I was always interested in art but as a young person I did not get the chance to study fine arts at university and I graduated in Marketing and Business Administration. But nine years ago, I decided to give myself a chance and moved to the UK to study fine arts and finally pursue my passion.

  

 

How would you describe your style? What makes your work special?

Monochromatic, unplanned and very intuitive. I develop my work with a non-representational, non-reductive and non-descriptive approach. I do not intend to explain or depict anything in particular other than my own presence in the studio at the moment of making. I refuse representation and fight against any fixed visual explanation.

I could describe my art as a product of my two opposite ways of being. I am a very impulsive person, but on the other hand I can also be a control freak. As a result, I could say that my work is a product of gestural and impulsive mark-making combined with more meditated shapes and final details until the piece meets my visual logic.

How do you go about developing your work?

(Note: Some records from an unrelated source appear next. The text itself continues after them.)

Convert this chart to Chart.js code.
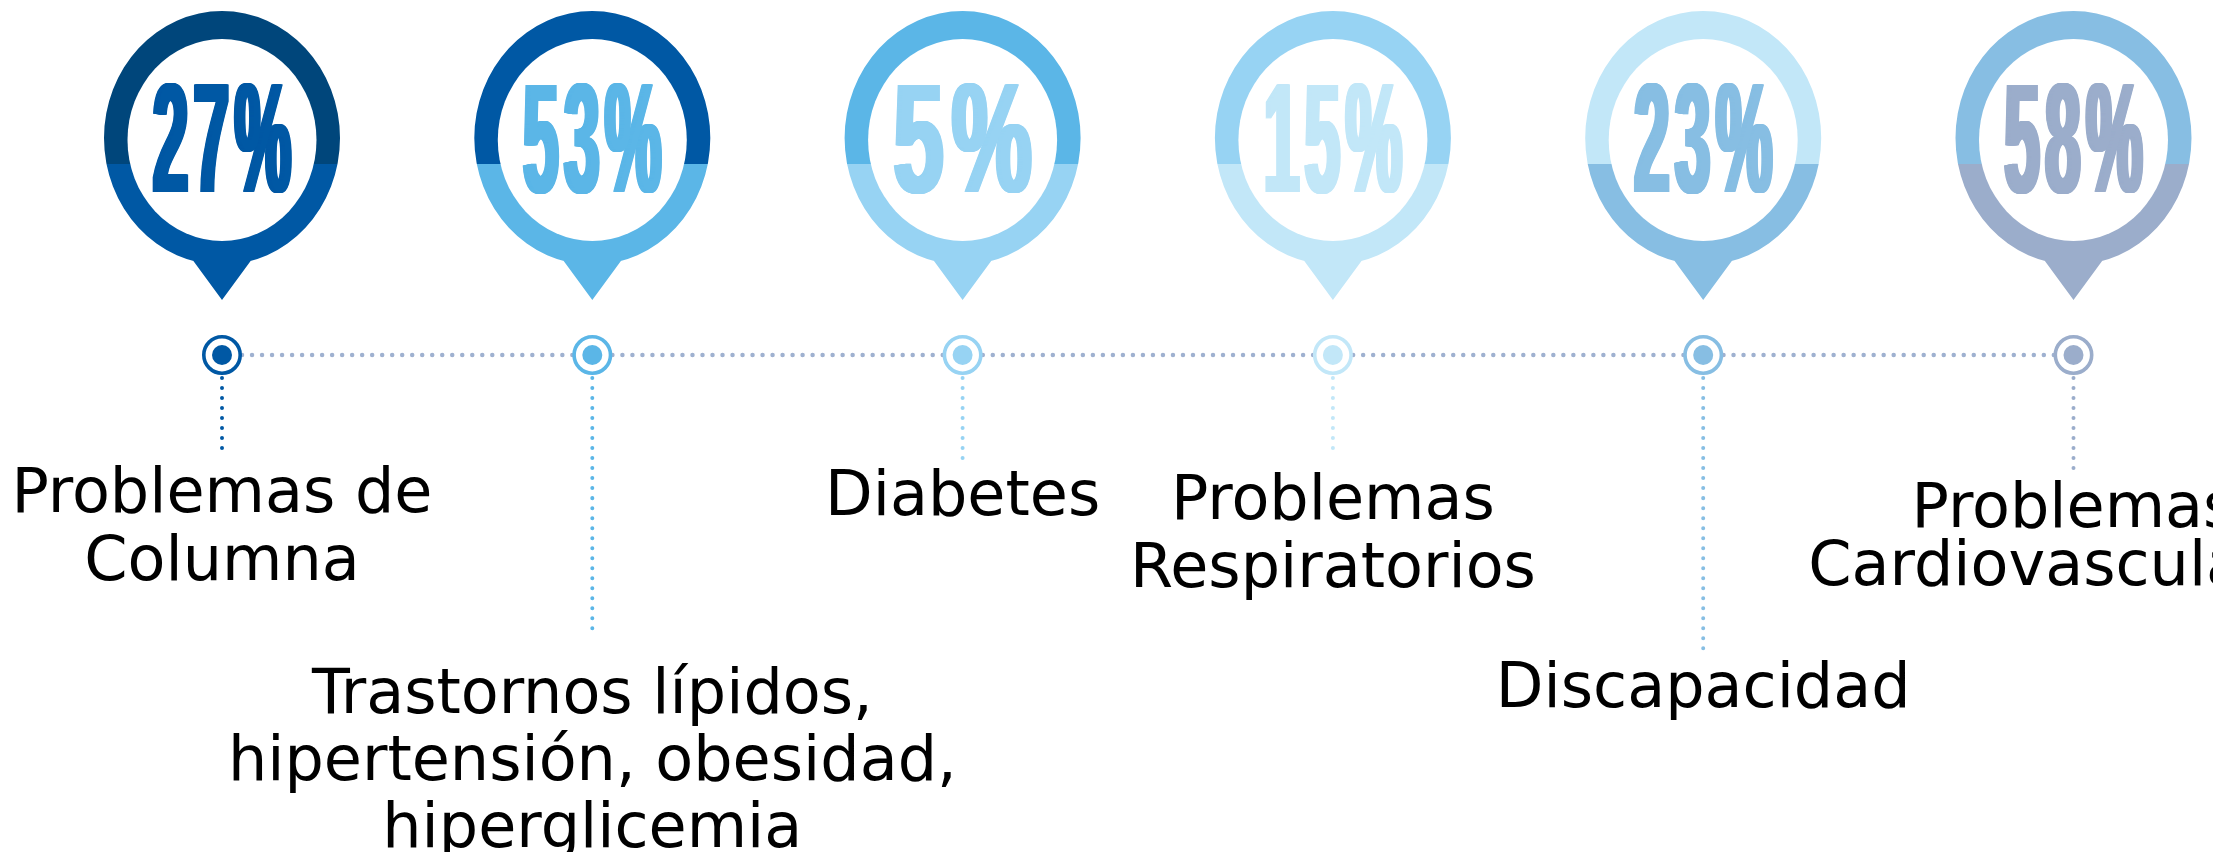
<!DOCTYPE html>
<html><head><meta charset="utf-8">
<script src="https://cdn.jsdelivr.net/npm/chart.js@4.4.1/dist/chart.umd.min.js"></script>
<style>html,body{margin:0;padding:0;background:#fff;overflow:hidden}#wrap{width:2213px;height:852px;position:relative}canvas{display:block}</style>
</head><body><div id="wrap"><canvas id="c" width="2213" height="852" style="width:2213px;height:852px"></canvas></div>
<script>
// ---- data ----
const categories = [
  ["Problemas de", "Columna"],
  ["Trastornos lípidos,", "hipertensión, obesidad,", "hiperglicemia"],
  ["Diabetes"],
  ["Problemas", "Respiratorios"],
  ["Discapacidad"],
  ["Problemas", "Cardiovasculares"]
];
const percentages = [27, 53, 5, 15, 23, 58];
const percentLabels = percentages.map(v => v + "%");

// ---- styles ----
const topColors    = ["#00467b", "#0058a4", "#5bb6e7", "#97d3f3", "#c2e7f8", "#87bee3"];
const bottomColors = ["#0058a4", "#5bb6e7", "#97d3f3", "#c2e7f8", "#87bee3", "#9badcb"];
const lineColor = "#9fb1d0";
// layout offsets (px, relative to the timeline row)
const connectorEnd  = [102, 282, 104, 102, 295, 115];
const firstBaseline = [157, 358, 160, 164, 352, 172];
const lineHeights   = [68, 67, 68, 68, 68, 58];

const pinPlugin = {
  id: "pins",
  afterDatasetsDraw(chart) {
    const ctx = chart.ctx;
    const xs = chart.scales.x, ys = chart.scales.y;
    const row = ys.getPixelForValue(0);
    categories.forEach((lines, i) => {
      const cx = xs.getPixelForValue(i);
      const cy = row - 217;          // outer ellipse center
      const split = row - 191;
      const outerPath = () => {
        ctx.beginPath();
        ctx.ellipse(cx, cy, 118, 127, 0, 0, Math.PI * 2);
        ctx.moveTo(cx - 33, row - 100);
        ctx.lineTo(cx + 33, row - 100);
        ctx.lineTo(cx, row - 55);
        ctx.closePath();
      };
      ctx.save();
      ctx.beginPath(); ctx.rect(cx - 140, 0, 280, split); ctx.clip();
      outerPath(); ctx.fillStyle = topColors[i]; ctx.fill("nonzero");
      ctx.restore();
      ctx.save();
      ctx.beginPath(); ctx.rect(cx - 140, split, 280, 200); ctx.clip();
      outerPath(); ctx.fillStyle = bottomColors[i]; ctx.fill("nonzero");
      ctx.restore();
      // inner white
      ctx.save();
      ctx.beginPath();
      ctx.ellipse(cx, row - 215, 94.5, 101, 0, 0, Math.PI * 2);
      ctx.fillStyle = "#ffffff"; ctx.fill();
      ctx.restore();
      // percent text, condensed to fit, with small gaps between glyphs
      ctx.save();
      ctx.font = "bold 156px 'Liberation Sans Narrow', 'Liberation Sans', sans-serif";
      ctx.textAlign = "left";
      ctx.textBaseline = "alphabetic";
      const chars = [...percentLabels[i]];
      const gap = 14;
      const cw = chars.map(c => ctx.measureText(c).width);
      const total = cw.reduce((a, b) => a + b, 0) + gap * (chars.length - 1);
      const sx = 138 / total;
      ctx.translate(cx, row - 163);
      ctx.scale(sx, 1);
      ctx.fillStyle = bottomColors[i];
      let x0 = -total / 2;
      chars.forEach((c, k) => {
        for (let o = -2.5; o <= 2.5; o += 0.5) ctx.fillText(c, x0 + o / sx, 0);
        x0 += cw[k] + gap;
      });
      ctx.restore();
      // vertical connector
      ctx.save();
      ctx.strokeStyle = bottomColors[i];
      ctx.lineWidth = 4;
      ctx.lineCap = "round";
      ctx.setLineDash([0.01, 10]);
      ctx.beginPath();
      ctx.moveTo(cx, row + 23);
      ctx.lineTo(cx, row + connectorEnd[i] + 0.5);
      ctx.stroke();
      ctx.restore();
      // label
      ctx.save();
      ctx.font = "62px 'DejaVu Sans', sans-serif";
      ctx.fillStyle = "#000";
      ctx.textAlign = "center";
      ctx.textBaseline = "alphabetic";
      lines.forEach((t, k) => ctx.fillText(t, cx, row + firstBaseline[i] + k * lineHeights[i]));
      ctx.restore();
    });
  }
};

const pts = categories.map((_, i) => ({ x: i, y: 0 }));
new Chart(document.getElementById("c"), {
  type: "scatter",
  data: {
    datasets: [
      { data: pts, pointRadius: 10, pointHoverRadius: 10, backgroundColor: bottomColors, borderWidth: 0, order: 1 },
      { data: pts, pointRadius: 18.2, pointHoverRadius: 18.2, backgroundColor: "#ffffff", borderColor: bottomColors, borderWidth: 3.6, order: 2 },
      { data: pts, showLine: true, pointRadius: 0, borderColor: lineColor, borderWidth: 4.5, borderDash: [0.01, 10], borderCapStyle: "round", order: 3 }
    ]
  },
  options: {
    responsive: false,
    maintainAspectRatio: false,
    animation: false,
    devicePixelRatio: 1,
    layout: { padding: 0, autoPadding: false },
    plugins: { legend: { display: false }, tooltip: { enabled: false }, title: { display: false } },
    events: [],
    scales: {
      x: { type: "linear", display: false, min: -222 / 370.3, max: (2213 - 222) / 370.3 },
      y: { type: "linear", display: false, min: -497, max: 355 }
    }
  },
  plugins: [pinPlugin]
});
</script>
</body></html>
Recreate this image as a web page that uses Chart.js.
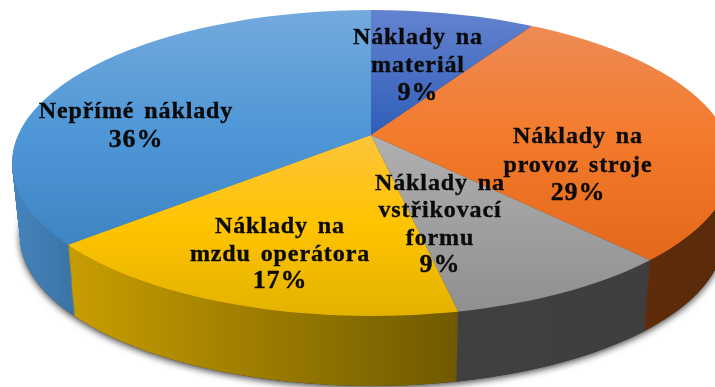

I never plan my pieces, I have no clear idea where the work is going to take me, so I allow myself to get lost in the process of making. I often describe my process as going for a walk, where I do not know where my final destination is going to be. I am interested in the recording of the process of making more than in the process itself, where all the mistakes, accidents and decisions involved in the making of the painting need to be visible in the final piece.

Who or what influences you?

I get influenced by everything and everyone around me. From everyday experiences like conversations, books, cooking, to different artistic disciplines like music, cinema, design, art and architecture.

Make us curious. What is planned next?

I have a few exhibitions coming up in the following months, but I have been offered a new exhibition in London where for the first time I will be exhibiting 3D works exclusively and I am very excited about it. It will be a small exhibition but the idea of developing sculptures is something I have always been interested in and never had the chance to do it properly until now.